Sandeep Pradeep announces himself as a talent to watch with work that balances restraint and intensity perfectly. Biana Momin brings dignity and depth to a character that anchors the film’s emotional reality. Saurabh Sachdeva creates a truly enigmatic presence that haunts the narrative even in his limited screen time. And the entire ensemble, from Vineeth to Narain to Ashokan, demonstrates Malayalam cinema’s continued strength in supporting performances.
For Dinjith Ayyathan, Eko confirms what Kishkindha Kaandam suggested—here is a filmmaker with vision, confidence, and the technical skill to realize ambitious ideas. His willingness to make animals central to his storytelling, to embrace non-linear narrative structures, to trust that atmosphere can be as compelling as action—these mark him as one of Malayalam cinema’s most exciting directors.
For Bahul Ramesh, this screenplay represents another triumph. After proving his writing abilities with the first film in this trilogy, he delivers something even more ambitious here, while simultaneously handling cinematography duties at the highest level. His double threat of storytelling and visual craft makes him an invaluable creative force.

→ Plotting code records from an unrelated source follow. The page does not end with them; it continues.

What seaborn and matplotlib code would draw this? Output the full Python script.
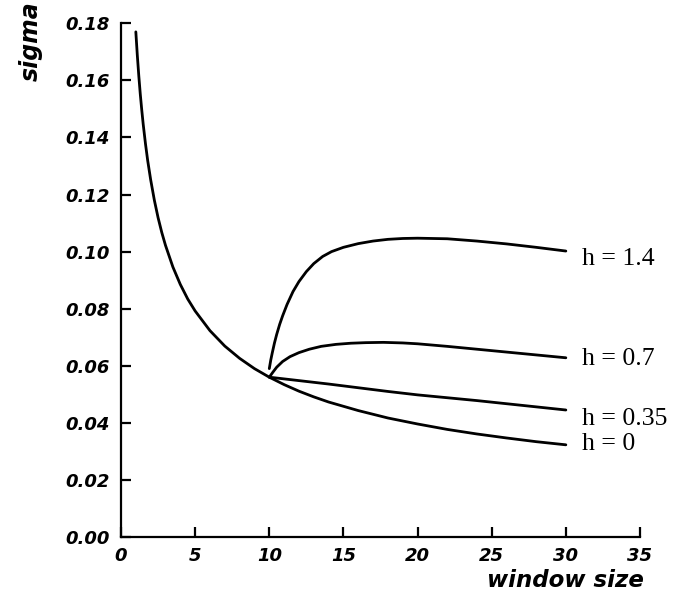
import matplotlib
matplotlib.use("Agg")
import matplotlib.pyplot as plt
import seaborn as sns
import pandas as pd

# ---- data ----
x_h0 = [1, 1.1, 1.2, 1.3, 1.4, 1.5, 1.65, 1.8, 2, 2.25, 2.5, 2.75, 3,
        3.5, 4, 4.5, 5, 6, 7, 8, 9, 10, 11, 12, 13, 14, 16, 18, 20,
        22, 24, 26, 28, 30]
y_h0 = [0.1770, 0.1688, 0.1616, 0.1552, 0.1496, 0.1445, 0.1378, 0.1319,
        0.1252, 0.1180, 0.1119, 0.1067, 0.1022, 0.0946, 0.0885, 0.0834,
        0.0792, 0.0723, 0.0669, 0.0626, 0.0590, 0.0560, 0.0534, 0.0511,
        0.0491, 0.0473, 0.0443, 0.0417, 0.0396, 0.0377, 0.0361, 0.0347,
        0.0334, 0.0323]

x_h035 = [10, 12, 14, 16, 18, 20, 22, 24, 26, 28, 30]
y_h035 = [0.0560, 0.0548, 0.0536, 0.0523, 0.0510, 0.0498, 0.0488,
          0.0478, 0.0467, 0.0456, 0.0445]

x_h07 = [10, 10.25, 10.5, 10.9, 11.4, 12, 12.7, 13.5, 14.5, 15.5, 16.5,
         17.7, 19, 20, 22, 24, 26, 28, 30]
y_h07 = [0.0560, 0.0578, 0.0595, 0.0615, 0.0632, 0.0646, 0.0658, 0.0668,
         0.0675, 0.0679, 0.0681, 0.0682, 0.0680, 0.0677, 0.0668, 0.0658,
         0.0648, 0.0638, 0.0628]

x_h14 = [10, 10.1, 10.2, 10.35, 10.5, 10.7, 10.9, 11.2, 11.6, 12.0, 12.5,
         13.0, 13.6, 14.2, 15.0, 16.0, 17.0, 18.0, 19.0, 20, 22, 24, 26,
         28, 30]
y_h14 = [0.0590, 0.0620, 0.0645, 0.0680, 0.0710, 0.0745, 0.0775, 0.0815,
         0.0860, 0.0895, 0.0930, 0.0958, 0.0983, 0.1000, 0.1015, 0.1028,
         0.1037, 0.1043, 0.1046, 0.1047, 0.1045, 0.1037, 0.1027, 0.1015,
         0.1002]

series_labels = ["h = 0", "h = 0.35", "h = 0.7", "h = 1.4"]
label_y = [0.0325, 0.0415, 0.0625, 0.0975]
label_x = 31.1

x_ticks = [0, 5, 10, 15, 20, 25, 30, 35]
y_ticks = [0.00, 0.02, 0.04, 0.06, 0.08, 0.10, 0.12, 0.14, 0.16, 0.18]

frames = []
for lab, xs, ys in zip(series_labels,
                       [x_h0, x_h035, x_h07, x_h14],
                       [y_h0, y_h035, y_h07, y_h14]):
    frames.append(pd.DataFrame({"window size": xs, "sigma": ys, "h": lab}))
df = pd.concat(frames, ignore_index=True)

# ---- figure ----
sns.set_theme(style="ticks")
plt.rcParams["font.family"] = ["DejaVu Sans"]
plt.rcParams.update({"text.color": "black", "axes.labelcolor": "black",
                     "xtick.color": "black", "ytick.color": "black"})

fig = plt.figure(figsize=(6.93, 6.04), dpi=100)
ax = fig.add_axes([121 / 693, 1 - 537 / 604, 519 / 693, (537 - 23.3) / 604])

sns.lineplot(data=df, x="window size", y="sigma", hue="h",
             palette=["black"] * 4, estimator=None, sort=True,
             legend=False, linewidth=2.0, ax=ax)

ax.set_xlim(0, 35)
ax.set_ylim(0, 0.18)
ax.set_xticks(x_ticks)
ax.set_xticklabels([str(v) for v in x_ticks])
ax.set_yticks(y_ticks)
ax.set_yticklabels([f"{v:.2f}" for v in y_ticks])

sns.despine(ax=ax)
for s in ["left", "bottom"]:
    ax.spines[s].set_linewidth(1.6)
    ax.spines[s].set_color("black")

ax.tick_params(direction="in", length=7, width=1.6, color="black",
               labelsize=13)
ax.tick_params(axis="y", pad=8)
ax.tick_params(axis="x", pad=7)
for t in ax.get_xticklabels() + ax.get_yticklabels():
    t.set_fontweight("bold")
    t.set_fontstyle("oblique")

ax.set_xlabel("window size", fontsize=16.5, fontweight="bold",
              fontstyle="oblique")
ax.set_ylabel("sigma", fontsize=17, fontweight="bold",
              fontstyle="oblique")
ax.xaxis.set_label_coords(0.857, -0.063)
ax.yaxis.set_label_coords(-0.150, 0.965)

for lab, yy in zip(series_labels, label_y):
    ax.text(label_x, yy, lab, family=["Liberation Serif", "DejaVu Serif"],
            fontsize=18.5, ha="left", va="center", color="black")

fig.savefig("out.png", dpi=100, facecolor="white")
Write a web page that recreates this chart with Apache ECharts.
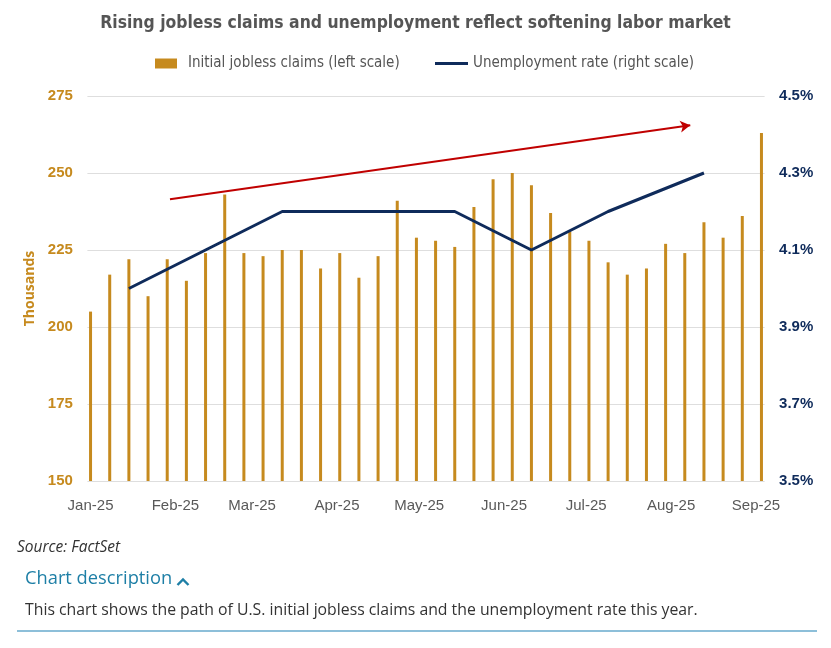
<!DOCTYPE html>
<html>
<head>
<meta charset="utf-8">
<script src="https://cdn.jsdelivr.net/npm/echarts@6/dist/echarts.min.js"></script>
<style>
html,body{margin:0;padding:0;background:#fff;}
#chart{width:831px;height:648px;}
</style>
</head>
<body>
<div id="chart"></div>
<script>
// ---- data ----
const weekDates = ['2025-01-01','2025-01-08','2025-01-15','2025-01-22','2025-01-29',
  '2025-02-05','2025-02-12','2025-02-19','2025-02-26',
  '2025-03-05','2025-03-12','2025-03-19','2025-03-26',
  '2025-04-02','2025-04-09','2025-04-16','2025-04-23','2025-04-30',
  '2025-05-07','2025-05-14','2025-05-21','2025-05-28',
  '2025-06-04','2025-06-11','2025-06-18','2025-06-25',
  '2025-07-02','2025-07-09','2025-07-16','2025-07-23','2025-07-30',
  '2025-08-06','2025-08-13','2025-08-20','2025-08-27',
  '2025-09-03'];
const claims = [205,217,222,210,222,215,224,243,224,223,225,225,219,224,216,223,241,229,
  228,226,239,248,250,246,237,231,228,221,217,219,227,224,234,229,236,263];
const rateDates = ['2025-01-15','2025-02-12','2025-03-12','2025-04-16','2025-05-14','2025-06-11','2025-07-09','2025-08-13'];
const unemploymentRate = [4.0,4.1,4.2,4.2,4.2,4.1,4.2,4.3];
const trendStart = ['2025-01-30', 241.5];
const trendEnd = ['2025-08-08', 265.5];
const leftTicks = [150, 275, 25];
const rightTicks = [3.5, 4.5, 0.2];
const monthNames = ['Jan','Feb','Mar','Apr','May','Jun','Jul','Aug','Sep','Oct','Nov','Dec'];

const GOLD = '#C68A1E';
const NAVY = '#0F2B5B';
const DAY = 86400000;
const PAD = 0.6 * DAY; // small margin so edge bars are not cut in half
const COND = '"Liberation Sans Narrow", "DejaVu Sans Condensed", sans-serif';

const xMin = new Date(weekDates[0] + 'T00:00:00').getTime() - PAD;
const xMax = new Date(weekDates[weekDates.length-1] + 'T00:00:00').getTime() + PAD;

const chart = echarts.init(document.getElementById('chart'), null, {renderer:'canvas'});
const option = {
  animation: false,
  backgroundColor: '#fff',
  title: {
    text: 'Rising jobless claims and unemployment reflect softening labor market',
    left: 'center', top: 10,
    textStyle: {fontFamily: COND, fontSize: 17.4, fontWeight: 'bold', color: '#555'}
  },
  legend: [
    {
      data: [{name: 'Initial jobless claims (left scale)', icon: 'rect', textStyle: {padding: [0,0,0,6]}}],
      left: 155, top: 56, padding: 0, itemWidth: 22, itemHeight: 10,
      textStyle: {fontFamily: COND, fontSize: 15, color: '#555'}
    },
    {
      data: [{name: 'Unemployment rate (right scale)', icon: 'rect'}],
      left: 435, top: 56, padding: 0, itemWidth: 33, itemHeight: 3,
      textStyle: {fontFamily: COND, fontSize: 15, color: '#555'}
    }
  ],
  grid: {left: 87.4, right: 66.4, top: 96, bottom: 167, containLabel: false},
  xAxis: {
    type: 'time',
    min: xMin, max: xMax,
    minInterval: 28*DAY, maxInterval: 31*DAY,
    axisLine: {show: false}, axisTick: {show: false}, splitLine: {show: false},
    axisLabel: {
      margin: 17, color: '#595959', fontSize: 15, fontFamily: 'Liberation Sans, Arial, sans-serif',
      showMinLabel: false, showMaxLabel: false,
      formatter: function (v) { const d = new Date(v); return monthNames[d.getMonth()] + '-' + String(d.getFullYear()).slice(2); }
    }
  },
  yAxis: [
    {
      type: 'value', min: leftTicks[0], max: leftTicks[1], interval: leftTicks[2],
      name: 'Thousands', nameLocation: 'middle', nameRotate: 90, nameGap: 47.5,
      nameTextStyle: {color: GOLD, fontWeight: 'bold', fontSize: 14, fontFamily: 'Open Sans, sans-serif'},
      axisLine: {show: false}, axisTick: {show: false},
      splitLine: {lineStyle: {color: '#dedede', width: 1}},
      axisLabel: {color: GOLD, fontWeight: 'bold', fontSize: 15, margin: 14.5, fontFamily: 'Liberation Sans, Arial, sans-serif'}
    },
    {
      type: 'value', min: rightTicks[0], max: rightTicks[1], interval: rightTicks[2],
      axisLine: {show: false}, axisTick: {show: false}, splitLine: {show: false},
      axisLabel: {color: NAVY, fontWeight: 'bold', fontSize: 15, margin: 14.5, fontFamily: 'Liberation Sans, Arial, sans-serif',
        formatter: function (v) { return v.toFixed(1) + '%'; }}
    }
  ],
  series: [
    {
      name: 'Initial jobless claims (left scale)', type: 'bar', yAxisIndex: 0,
      data: weekDates.map((d, i) => [d, claims[i]]),
      barWidth: 3, clip: true,
      itemStyle: {color: GOLD},
      markLine: {
        silent: true, symbol: ['none', 'arrow'], symbolSize: [9, 10], label: {show: false},
        lineStyle: {color: '#C00000', width: 2, type: 'solid'},
        data: [[{coord: trendStart}, {coord: trendEnd}]],
        z: 10
      }
    },
    {
      name: 'Unemployment rate (right scale)', type: 'line', yAxisIndex: 1,
      data: rateDates.map((d, i) => [d, unemploymentRate[i]]),
      showSymbol: false, symbol: 'none',
      lineStyle: {color: NAVY, width: 3}, itemStyle: {color: NAVY}, z: 5
    }
  ],
  graphic: [
    {type: 'text', left: 17, top: 540, style: {text: 'Source: FactSet', fill: '#333', font: 'italic 15.5px "Open Sans", sans-serif'}},
    {type: 'text', left: 25, top: 570, style: {text: 'Chart description', fill: '#1E7FA6', font: '18.3px "Open Sans", sans-serif'}},
    {type: 'polyline', shape: {points: [[177.5,585],[183,579.5],[188.5,585]]}, style: {stroke: '#1E7FA6', lineWidth: 2.4, fill: null}},
    {type: 'text', left: 25, top: 602, style: {text: 'This chart shows the path of U.S. initial jobless claims and the unemployment rate this year.', fill: '#333', font: '15.8px "Open Sans", sans-serif'}},
    {type: 'rect', shape: {x: 17, y: 630, width: 800, height: 2}, style: {fill: '#8DBFD9'}}
  ]
};
chart.setOption(option);
</script>
</body>
</html>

The Return of Intelligent Mystery Cinema
There’s specific joy in watching a thriller that refuses to insult your intelligence. In an industry increasingly dominated by predictable genre exercises and formulaic storytelling, Eko feels like a masterclass—someone reminding us that mystery thrillers can be sophisticated, atmospheric, and genuinely surprising while still being thoroughly entertaining.
The mystery is intentional. The ambiguity is the point. And somewhere in all that controlled suspense is a genuine appreciation for cinema’s ability to transport us to worlds where the rules are different, where animals and humans share narrative space equally, and where the search for truth matters more than easy answers.
Eko now streaming on Netflix—essential viewing for thriller enthusiasts and anyone who believes Malayalam cinema’s future lies in bold storytelling that honors audience intelligence while delivering edge-of-seat entertainment.